Despite this plunder of the pension pots, China has no shortage of saving and investment. It ploughed 49% of its GDP into investment last year, and almost 3% into foreign assets. The country as a whole is making provision for its future. But individual pension contributors do not have title to these assets. They must instead pray that their contributions will be honoured by local governments from whatever resources officials can muster in the future. And migrants fear losing their entitlements when they cross provincial lines.
One sensible reform would be for the central government to take charge of the pension system. It could fill the empty accounts, glue the fragmented system together and ideally make pensions much more portable. In terms of structure, the long-term goal should be to give individuals greater control over their own accounts, choosing their investments as they do in Hong Kong (with appropriate safety nets and so on). The problem here is that China still lacks the mature and open financial systems of Hong Kong and Singapore: its helter-skelter stock market is hardly ideal for retirement savings at the moment. So change will have to be gradual.
Although pension coverage is expanding, China is in the midst of a demographic shift that will see people aged 60 or above make up more than 30 percent of the population by 2050 (vs. 13 percent today), according to The World Bank. The chief economist of Haitong International Securities Group highlighted the need to reform China’ s pension system in a China.org piece in June, and Bloomberg Businessweek’s Dexter Roberts calls the situation a “brewing crisis” in a Thursday report:
About half of China’s 31 provinces are unable to pay their retiree costs and rely instead on financial transfers from the central government. The central government says it has enough money to cover its pension liabilities for now, but there’s a debate about how long that will last. “Many say it will become a real problem within 10 years,” says Hu Yuwei, who works for Spanish bank BBVA and who is exploring possible partnerships with local pension managers. “For now, the government can use central funds or transfer money between provinces. But in the next 10 years, the amounts will become too big to simply move money around.”
In the same print edition, The Economist frames the fragmented pension system in the context of China’s Great Divide:
In the countryside local governments pay a basic pension which varies greatly depending on their financial health. Personal accounts supplement this, into which individuals may put money over their working lives, encouraged by matching contributions from the state. In the cities the main system combines social insurance, paid for by payroll taxes, with individual accounts, into which workers must pay 8% of their earnings.
But a kind of apartheid is at work, distinguishing urbanites from country folk, and locals from migrants. Ma Wanzhi, who now lives in Heijingying, enrolled in a scheme through her employer, a factory making the incense sticks for temples. Her 61-year-old sister, on the other hand, still lives in the neighbouring province of Hebei, where she collects a meagre pension of 80 yuan a month. She supplements her income by travelling to Heijingying to sell peaches by the roadside.

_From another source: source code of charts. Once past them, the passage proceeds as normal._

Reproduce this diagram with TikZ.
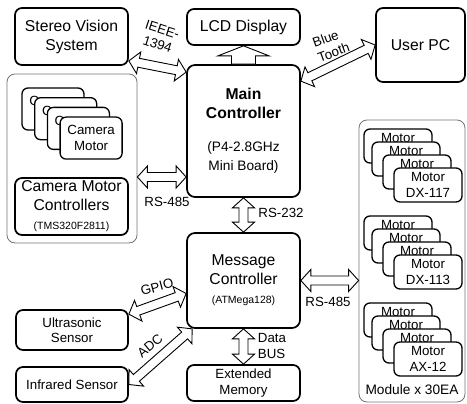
\documentclass[tikz,border=0pt]{standalone}
\usepackage{fontspec}
\setmainfont{Liberation Sans}
\usepackage{tikz}
\usetikzlibrary{calc}
\newcommand{\mainsize}{\fontsize{15.7pt}{19pt}\selectfont}
\newcommand{\subsize}{\fontsize{13.7pt}{17pt}\selectfont}
\newcommand{\cardsize}{\fontsize{13.3pt}{15.5pt}\selectfont}
\newcommand{\notesize}{\fontsize{10.5pt}{12pt}\selectfont}
\newcommand{\busarrow}[2]{%
	\coordinate (bA) at (#1);
	\coordinate (bB) at (#2);
	\coordinate (hA) at ($(bA)!10pt!(bB)$);
	\coordinate (hB) at ($(bB)!10pt!(bA)$);
	\draw[bus] (bA) -- ($(hA)!11pt!90:(bB)$) -- ($(hA)!4.5pt!90:(bB)$)
		-- ($(hB)!4.5pt!-90:(bA)$) -- ($(hB)!11pt!-90:(bA)$) -- (bB)
		-- ($(hB)!11pt!90:(bA)$) -- ($(hB)!4.5pt!90:(bA)$)
		-- ($(hA)!4.5pt!-90:(bB)$) -- ($(hA)!11pt!-90:(bB)$) -- cycle;
}

\begin{document}
\begin{tikzpicture}[x=1pt, y=-1pt,
		box/.style={draw, line width=1.7pt, rounded corners=7pt, fill=white, align=center, inner sep=1pt, font=\mainsize},
		card/.style={box, line width=1.3pt, rounded corners=6pt, font=\cardsize},
		group/.style={draw=black!55, line width=0.8pt, rounded corners=8pt, inner sep=0pt},
		tag/.style={font=\cardsize, inner sep=0pt},
		bus/.style={draw, fill=white, line width=0.9pt, line join=miter}]
			\useasboundingbox (0,0) rectangle (467,404);
			\node[box, minimum width=113pt, minimum height=57pt] (stereo) at (71.5,36.5) {Stereo Vision\\System};
			\node[box, minimum width=113pt, minimum height=36pt] (lcd) at (243.5,27) {LCD Display};
			\node[box, minimum width=89pt, minimum height=74pt] (user) at (420.5,45) {User PC};
			\node[box, minimum width=113pt, minimum height=132pt, rounded corners=8pt] (main) at (243.5,131) {
				\textbf{Main}\\
				\textbf{Controller}\\[14pt]
				{\subsize (P4-2.8GHz}\\
				{\subsize Mini Board)}
			};
			\node[group, minimum width=130pt, minimum height=169pt] (camgroup) at (72,158.5) {};
			\foreach \i in {0,1,2}
				\node[card, minimum width=62pt, minimum height=42pt] (cam\i) at ({53+12.7*\i},{109+9.7*\i}) {C\phantom{amera}\\\phantom{Motor}};
			\node[card, minimum width=62pt, minimum height=42pt] (cam3) at (91.1,138.1) {Camera\\Motor};
			\node[box, minimum width=113pt, minimum height=57pt] (camctrl) at (71.5,206.5) {
				Camera Motor\\
				Controllers\\
				{\notesize (TMS320F2811)}
			};
			\node[box, minimum width=113pt, minimum height=95pt, rounded corners=8pt] (msg) at (243.5,280.5) {
				Message\\
				Controller\\
				{\notesize (ATMega128)}
			};
			\node[box, minimum width=113pt, minimum height=36pt, font=\cardsize] (mem) at (243.5,383) {Extended\\Memory};
			\node[box, minimum width=112pt, minimum height=40pt, font=\cardsize] (ultra) at (72,330) {Ultrasonic\\Sensor};
			\node[box, minimum width=112pt, minimum height=35pt, font=\cardsize] (infra) at (72,384.5) {Infrared Sensor};
			\node[group, minimum width=106pt, minimum height=282pt] (module) at (412,261) {};
			\foreach \t/\s/\lbl in {129/dxa/DX-117, 216/dxb/DX-113, 303/ax/AX-12} {
				\foreach \i/\dx in {0/0, 1/8, 2/19}
					\node[card, minimum width=68pt, minimum height=34pt] (\s\i) at ({398+\dx},{\t+17+13*\i}) {Motor\\\phantom{\lbl}};
				\node[card, minimum width=68pt, minimum height=34pt] (\s3) at (428,{\t+56}) {Motor\\\lbl};
			}
			\node[font=\subsize, inner sep=0pt] (modlabel) at (412,390) {Module x 30EA};
			\busarrow{$(stereo.south east)+(0,-5)$}{$(main.north west)+(0,8)$}
			\busarrow{$(main.north east)+(0,17)$}{user.west}
			\busarrow{$(camgroup.east)+(0,18.5)$}{$(main.west)+(0,46)$}
			\busarrow{main.south}{msg.north}
			\busarrow{msg.east}{module.west |- msg.east}
			\busarrow{$(ultra.north east)+(0,5)$}{$(msg.west)+(0,13)$}
			\busarrow{infra.east}{$(msg.south west)+(6,0)$}
			\busarrow{msg.south}{mem.north}
			\coordinate (uA) at (main.north);
			\coordinate (uB) at (lcd.south);
			\coordinate (uH) at ($(uB)!10pt!(uA)$);
			\draw[bus] ($(uA)!12pt!90:(uB)$) -- ($(uH)!12pt!-90:(uA)$) -- ($(uH)!25.5pt!-90:(uA)$) -- (uB)
				-- ($(uH)!25.5pt!90:(uA)$) -- ($(uH)!12pt!90:(uA)$) -- ($(uA)!12pt!-90:(uB)$) -- cycle;
			\node[tag, rotate=-18, align=center] (ieee) at (160,37) {IEEE-\\1394};
			\node[tag, rotate=20, align=left] (bt) at (331,45) {Blue\\Tooth};
			\node[tag] (rsleft) at (167,202) {RS-485};
			\node[tag] (rsmid) at (281,213) {RS-232};
			\node[tag] (rsright) at (328,302) {RS-485};
			\node[tag, rotate=15] (gpio) at (157,287) {GPIO};
			\node[tag, rotate=40] (adc) at (150,346) {ADC};
			\node[tag, align=left] (dbus) at (272,346) {Data\\BUS};
		\end{tikzpicture}
\end{document}
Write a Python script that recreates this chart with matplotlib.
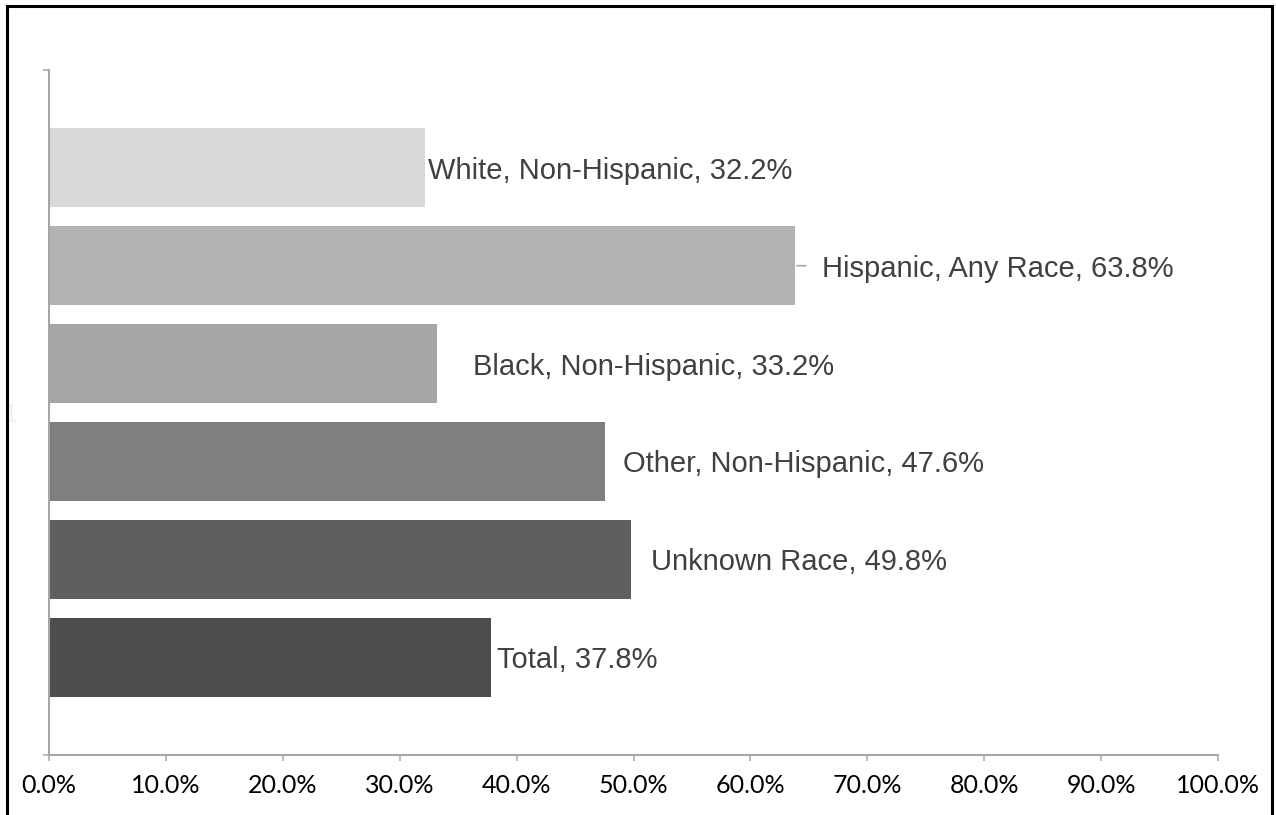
import matplotlib.pyplot as plt
from matplotlib.patches import Rectangle
from matplotlib.ticker import FuncFormatter

groups = ["White, Non-Hispanic", "Hispanic, Any Race", "Black, Non-Hispanic",
          "Other, Non-Hispanic", "Unknown Race", "Total"]
values = [32.2, 63.8, 33.2, 47.6, 49.8, 37.8]
colors = ["#d9d9d9", "#b3b3b3", "#a6a6a6", "#7f7f7f", "#5f5f5f", "#4d4d4d"]
# label offsets from bar end, in points (labels were nudged by hand in the original)
label_dx = [2.2, 19.4, 25.9, 13.0, 14.4, 4.3]
leader = [False, True, False, False, False, False]

W, H = 1276, 815
fig = plt.figure(figsize=(W / 100, H / 100), dpi=100)
ax = fig.add_axes([49 / W, 60 / H, (1218 - 49) / W, (755 - 70) / H])

pos = list(range(len(values)))
ax.barh(pos, [v / 100 for v in values], height=0.806, color=colors, zorder=2)

for i, (g, v) in enumerate(zip(groups, values)):
    ax.annotate(f"{g}, {v:.1f}%", xy=(v / 100, i), xytext=(label_dx[i], 0),
                textcoords="offset points", va="center_baseline", ha="left",
                fontsize=21, color="#404040", family="Liberation Sans")
    if leader[i]:
        # short leader line, as Excel draws for a moved label
        ax.annotate("", xy=(v / 100, i), xytext=(8, 0), textcoords="offset points",
                    arrowprops=dict(arrowstyle="-", color="#a6a6a6", lw=1.2,
                                    shrinkA=0, shrinkB=1.5))

ax.set_xlim(0, 1)
ax.set_ylim(6, -1)
ax.set_xticks([k / 10 for k in range(11)])
ax.xaxis.set_major_formatter(FuncFormatter(lambda x, p: f"{x * 100:.1f}%"))
ax.set_yticks([-1, 6])
ax.set_yticklabels(["", ""])
ax.set_yticks([2.5], minor=True)
ax.set_yticklabels(["1"], minor=True)
ax.tick_params(axis="y", which="minor", length=0, pad=22, labelsize=18,
               labelcolor="#f2f2f2")

for s in ["top", "right"]:
    ax.spines[s].set_visible(False)
for s in ["left", "bottom"]:
    ax.spines[s].set_color("#a6a6a6")
    ax.spines[s].set_linewidth(1.5)
ax.tick_params(axis="both", which="major", direction="out", length=4.3,
               width=1.1, color="#a6a6a6")
ax.tick_params(axis="x", pad=9.5, labelsize=18, labelcolor="black")
for lab in ax.get_xticklabels():
    lab.set_family("Lato")

fig.add_artist(Rectangle((7 / W, -0.05), (1272 - 7) / W, 1.05 - 6 / H,
                         transform=fig.transFigure, fill=False,
                         edgecolor="black", lw=2.2))

fig.savefig("out.png", dpi=100)
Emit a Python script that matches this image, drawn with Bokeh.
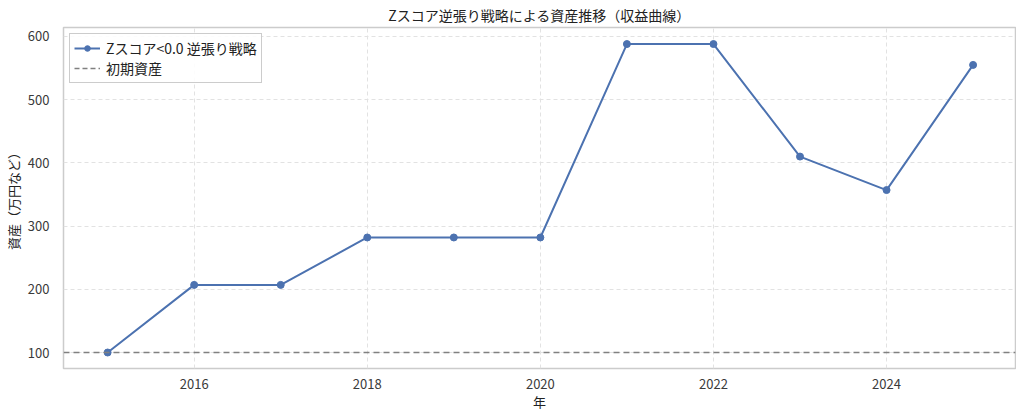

Like these women, many of China’s workers are highly mobile. Yet China’s pensions are not. In principle, workers may take their individual contributions with them if they move, as well as 60% of their employer’s. In practice, the system struggles to keep track of the money. Only a quarter of migrant workers in the cities were covered by pensions in 2010, compared with four-fifths of locals, according to Albert Park of the Hong Kong University of Science and Technology.